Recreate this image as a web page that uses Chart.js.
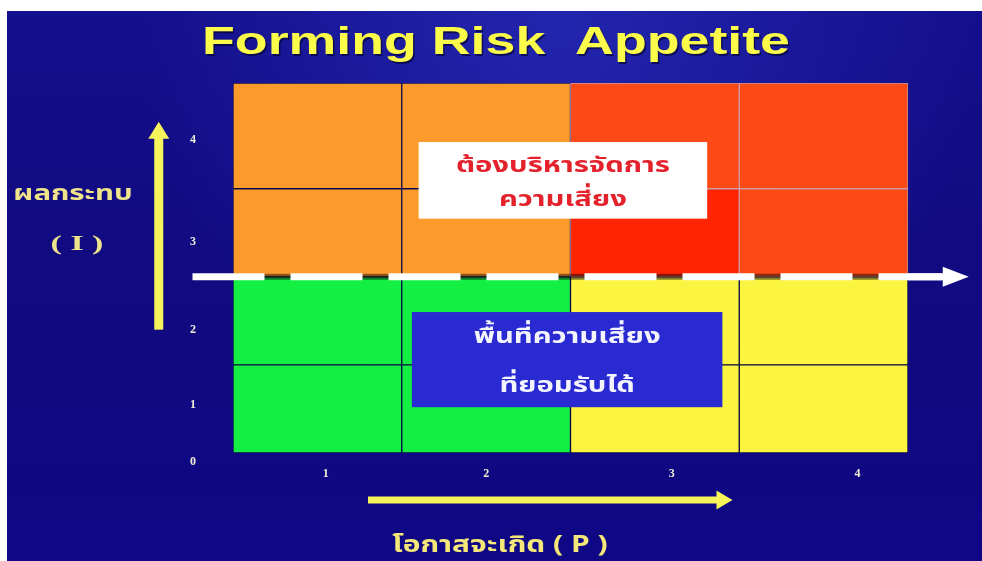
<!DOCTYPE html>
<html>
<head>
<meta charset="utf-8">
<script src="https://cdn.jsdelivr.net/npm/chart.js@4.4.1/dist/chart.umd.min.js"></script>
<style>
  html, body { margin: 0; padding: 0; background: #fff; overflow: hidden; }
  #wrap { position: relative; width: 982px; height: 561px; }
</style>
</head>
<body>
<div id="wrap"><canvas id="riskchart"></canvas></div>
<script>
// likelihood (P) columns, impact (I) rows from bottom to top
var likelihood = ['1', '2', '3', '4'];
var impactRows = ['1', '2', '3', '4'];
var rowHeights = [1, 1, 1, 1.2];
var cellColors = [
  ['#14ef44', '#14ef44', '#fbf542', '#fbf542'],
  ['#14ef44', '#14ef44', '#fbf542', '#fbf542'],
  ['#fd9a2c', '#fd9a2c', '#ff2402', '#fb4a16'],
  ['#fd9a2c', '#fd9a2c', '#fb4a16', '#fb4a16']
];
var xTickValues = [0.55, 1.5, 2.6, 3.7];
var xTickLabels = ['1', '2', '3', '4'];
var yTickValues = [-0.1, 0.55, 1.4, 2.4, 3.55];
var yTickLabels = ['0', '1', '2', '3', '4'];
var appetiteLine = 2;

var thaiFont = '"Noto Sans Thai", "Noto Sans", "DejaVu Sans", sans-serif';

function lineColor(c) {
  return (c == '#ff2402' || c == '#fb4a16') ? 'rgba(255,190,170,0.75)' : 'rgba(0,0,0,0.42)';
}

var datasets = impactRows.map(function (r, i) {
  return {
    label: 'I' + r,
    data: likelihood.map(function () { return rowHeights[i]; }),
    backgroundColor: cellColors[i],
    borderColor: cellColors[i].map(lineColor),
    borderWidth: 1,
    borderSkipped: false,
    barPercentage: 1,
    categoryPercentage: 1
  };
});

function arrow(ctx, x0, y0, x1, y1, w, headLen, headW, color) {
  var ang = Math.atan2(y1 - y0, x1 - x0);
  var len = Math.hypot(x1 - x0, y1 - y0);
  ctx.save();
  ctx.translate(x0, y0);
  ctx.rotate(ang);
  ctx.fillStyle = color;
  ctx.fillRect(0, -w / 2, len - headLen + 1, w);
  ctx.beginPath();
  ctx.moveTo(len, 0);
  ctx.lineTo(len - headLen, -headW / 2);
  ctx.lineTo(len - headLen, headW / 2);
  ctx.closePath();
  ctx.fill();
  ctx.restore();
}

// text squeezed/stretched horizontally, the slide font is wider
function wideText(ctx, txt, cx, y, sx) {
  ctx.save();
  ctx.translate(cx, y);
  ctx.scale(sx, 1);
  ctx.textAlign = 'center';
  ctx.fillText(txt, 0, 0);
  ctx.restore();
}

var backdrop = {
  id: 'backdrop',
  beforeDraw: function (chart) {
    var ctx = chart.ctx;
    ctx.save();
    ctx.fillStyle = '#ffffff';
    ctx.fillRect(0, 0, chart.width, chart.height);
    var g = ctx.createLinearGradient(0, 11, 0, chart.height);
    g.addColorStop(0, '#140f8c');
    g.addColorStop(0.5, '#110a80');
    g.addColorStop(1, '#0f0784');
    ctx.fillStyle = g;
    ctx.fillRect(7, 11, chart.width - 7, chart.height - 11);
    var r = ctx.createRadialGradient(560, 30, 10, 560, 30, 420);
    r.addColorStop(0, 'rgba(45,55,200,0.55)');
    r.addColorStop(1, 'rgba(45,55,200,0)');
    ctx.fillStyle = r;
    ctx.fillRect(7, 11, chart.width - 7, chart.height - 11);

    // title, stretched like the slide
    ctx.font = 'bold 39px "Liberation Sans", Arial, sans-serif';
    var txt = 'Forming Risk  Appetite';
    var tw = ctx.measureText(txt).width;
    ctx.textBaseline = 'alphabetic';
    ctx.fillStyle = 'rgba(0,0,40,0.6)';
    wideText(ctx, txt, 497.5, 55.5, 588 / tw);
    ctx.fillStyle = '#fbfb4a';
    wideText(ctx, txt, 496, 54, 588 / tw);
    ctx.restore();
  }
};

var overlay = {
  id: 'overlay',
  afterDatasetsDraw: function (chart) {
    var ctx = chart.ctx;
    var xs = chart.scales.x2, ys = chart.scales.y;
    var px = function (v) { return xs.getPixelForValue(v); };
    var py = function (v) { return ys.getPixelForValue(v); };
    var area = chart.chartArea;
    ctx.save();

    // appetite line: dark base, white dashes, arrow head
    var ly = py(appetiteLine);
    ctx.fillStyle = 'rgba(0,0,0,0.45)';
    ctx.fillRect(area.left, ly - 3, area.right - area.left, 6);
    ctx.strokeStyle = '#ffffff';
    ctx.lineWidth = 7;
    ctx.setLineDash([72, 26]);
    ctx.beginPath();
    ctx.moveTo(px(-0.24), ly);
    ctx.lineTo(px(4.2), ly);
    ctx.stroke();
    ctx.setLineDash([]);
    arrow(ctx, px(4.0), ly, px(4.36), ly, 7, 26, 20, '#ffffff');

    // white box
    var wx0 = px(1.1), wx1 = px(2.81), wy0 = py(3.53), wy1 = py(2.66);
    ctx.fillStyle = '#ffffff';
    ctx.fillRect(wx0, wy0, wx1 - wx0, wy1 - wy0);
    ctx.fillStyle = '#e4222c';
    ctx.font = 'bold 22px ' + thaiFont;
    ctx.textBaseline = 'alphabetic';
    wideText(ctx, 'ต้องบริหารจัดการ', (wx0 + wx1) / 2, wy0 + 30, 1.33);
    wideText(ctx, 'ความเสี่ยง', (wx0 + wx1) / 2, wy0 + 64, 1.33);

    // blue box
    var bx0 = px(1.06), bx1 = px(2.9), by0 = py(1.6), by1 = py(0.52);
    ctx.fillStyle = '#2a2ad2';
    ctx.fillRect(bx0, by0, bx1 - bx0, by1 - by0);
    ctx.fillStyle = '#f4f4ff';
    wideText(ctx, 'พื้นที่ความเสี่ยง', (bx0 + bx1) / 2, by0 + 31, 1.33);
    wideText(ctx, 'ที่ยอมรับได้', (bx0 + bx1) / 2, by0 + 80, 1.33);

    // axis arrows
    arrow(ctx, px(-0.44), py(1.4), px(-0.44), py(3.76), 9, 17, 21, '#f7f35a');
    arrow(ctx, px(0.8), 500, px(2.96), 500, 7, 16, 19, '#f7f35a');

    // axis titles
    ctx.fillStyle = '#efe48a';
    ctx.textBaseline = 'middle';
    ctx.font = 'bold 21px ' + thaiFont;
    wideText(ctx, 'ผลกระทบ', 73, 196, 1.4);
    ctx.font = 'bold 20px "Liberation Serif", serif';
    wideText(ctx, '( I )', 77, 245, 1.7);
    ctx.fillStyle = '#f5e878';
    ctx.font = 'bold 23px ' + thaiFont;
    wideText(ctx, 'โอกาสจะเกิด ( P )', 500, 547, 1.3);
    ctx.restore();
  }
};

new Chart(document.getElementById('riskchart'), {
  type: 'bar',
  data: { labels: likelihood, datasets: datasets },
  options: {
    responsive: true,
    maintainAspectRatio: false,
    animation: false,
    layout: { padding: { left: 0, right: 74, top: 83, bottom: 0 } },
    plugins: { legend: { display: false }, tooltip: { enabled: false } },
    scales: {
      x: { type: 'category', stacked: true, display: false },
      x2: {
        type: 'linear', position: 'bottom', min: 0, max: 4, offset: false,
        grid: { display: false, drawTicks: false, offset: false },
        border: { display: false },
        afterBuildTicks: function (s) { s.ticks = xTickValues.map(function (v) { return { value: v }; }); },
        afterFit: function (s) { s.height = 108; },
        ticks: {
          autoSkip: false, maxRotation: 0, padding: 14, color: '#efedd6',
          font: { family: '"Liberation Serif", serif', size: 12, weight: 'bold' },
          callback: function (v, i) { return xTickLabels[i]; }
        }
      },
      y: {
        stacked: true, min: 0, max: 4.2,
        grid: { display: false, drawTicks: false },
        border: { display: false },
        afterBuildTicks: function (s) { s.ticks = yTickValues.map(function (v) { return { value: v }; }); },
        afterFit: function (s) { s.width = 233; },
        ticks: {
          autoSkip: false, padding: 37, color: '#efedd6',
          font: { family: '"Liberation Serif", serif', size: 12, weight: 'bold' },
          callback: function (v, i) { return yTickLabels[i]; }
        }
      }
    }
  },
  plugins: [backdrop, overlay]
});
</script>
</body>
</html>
•••
- [Written task]:
Output exactly the span of lines from the top of the listing through the line holding "var appetiteLine = 2;", and leave every picture out.

- [Output of the exercise]:
Recreate this image as a web page that uses Chart.js.
<!DOCTYPE html>
<html>
<head>
<meta charset="utf-8">
<script src="https://cdn.jsdelivr.net/npm/chart.js@4.4.1/dist/chart.umd.min.js"></script>
<style>
  html, body { margin: 0; padding: 0; background: #fff; overflow: hidden; }
  #wrap { position: relative; width: 982px; height: 561px; }
</style>
</head>
<body>
<div id="wrap"><canvas id="riskchart"></canvas></div>
<script>
// likelihood (P) columns, impact (I) rows from bottom to top
var likelihood = ['1', '2', '3', '4'];
var impactRows = ['1', '2', '3', '4'];
var rowHeights = [1, 1, 1, 1.2];
var cellColors = [
  ['#14ef44', '#14ef44', '#fbf542', '#fbf542'],
  ['#14ef44', '#14ef44', '#fbf542', '#fbf542'],
  ['#fd9a2c', '#fd9a2c', '#ff2402', '#fb4a16'],
  ['#fd9a2c', '#fd9a2c', '#fb4a16', '#fb4a16']
];
var xTickValues = [0.55, 1.5, 2.6, 3.7];
var xTickLabels = ['1', '2', '3', '4'];
var yTickValues = [-0.1, 0.55, 1.4, 2.4, 3.55];
var yTickLabels = ['0', '1', '2', '3', '4'];
var appetiteLine = 2;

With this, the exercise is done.